The following configuration loads the tenant URL and API key from environment variables. This approach prevents credential leakage in version control.

import os
from dotenv import load_dotenv
from requests import Session

load_dotenv()

COGNIGY_TENANT_URL = os.getenv("COGNIGY_TENANT_URL", "https://your-tenant.cognigy.ai")
COGNIGY_API_KEY = os.getenv("COGNIGY_API_KEY")

if not COGNIGY_API_KEY:
    raise ValueError("COGNIGY_API_KEY environment variable is required")

def create_authenticated_session() -> Session:
    session = Session()
    session.headers.update({
        "Authorization": f"Bearer {COGNIGY_API_KEY}",
        "Accept": "application/json",
        "Content-Type": "application/json",
        "User-Agent": "Cognigy-Transcript-Extractor/1.0"
    })
    return session

The Session object persists the authentication header across all requests. Cognigy validates the header on every call. If the key expires or is revoked, the API returns 401 Unauthorized. The session pattern reduces header overhead and enables connection pooling for high-volume pagination.

Implementation

Step 1: Initialize the API Client with Rate Limit Handling

Cognigy enforces tenant-level rate limits. When you exceed the threshold, the API returns HTTP 429 Too Many Requests with a Retry-After header indicating seconds to wait. A naive script will fail immediately. A production script must parse Retry-After, apply exponential backoff as a fallback, and respect the limit without blocking the entire pipeline.
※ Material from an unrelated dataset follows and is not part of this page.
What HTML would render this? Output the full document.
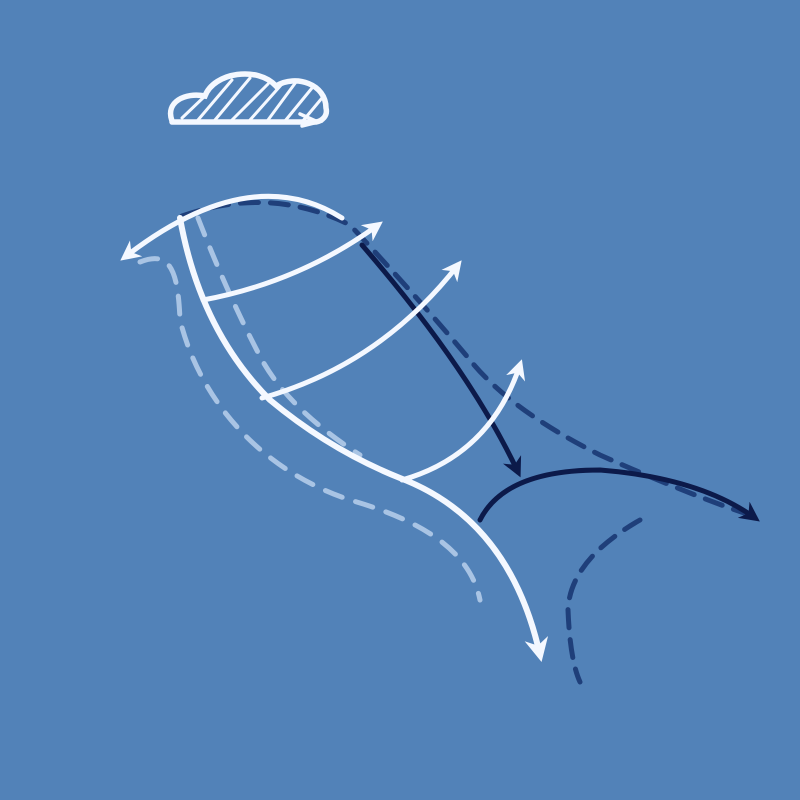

The following class wraps requests.Session and implements a robust retry mechanism. It catches 429 responses, extracts the retry delay, and applies a maximum backoff cap to prevent infinite waits.

import time
import logging
from requests import Session, Response
from requests.exceptions import RequestException

logging.basicConfig(level=logging.INFO, format="%(asctime)s [%(levelname)s] %(message)s")
logger = logging.getLogger(__name__)

class CognigyAPIClient:
    def __init__(self, tenant_url: str, api_key: str):
        self.base_url = tenant_url.rstrip("/")
        self.session = create_authenticated_session()
        self.max_retries = 5
        self.base_delay = 2.0

    def _handle_rate_limit(self, response: Response, attempt: int) -> float:
        retry_after = response.headers.get("Retry-After")
        if retry_after:
            try:
                return float(retry_after)
            except ValueError:
                pass
        return min(self.base_delay * (2 ** attempt), 60.0)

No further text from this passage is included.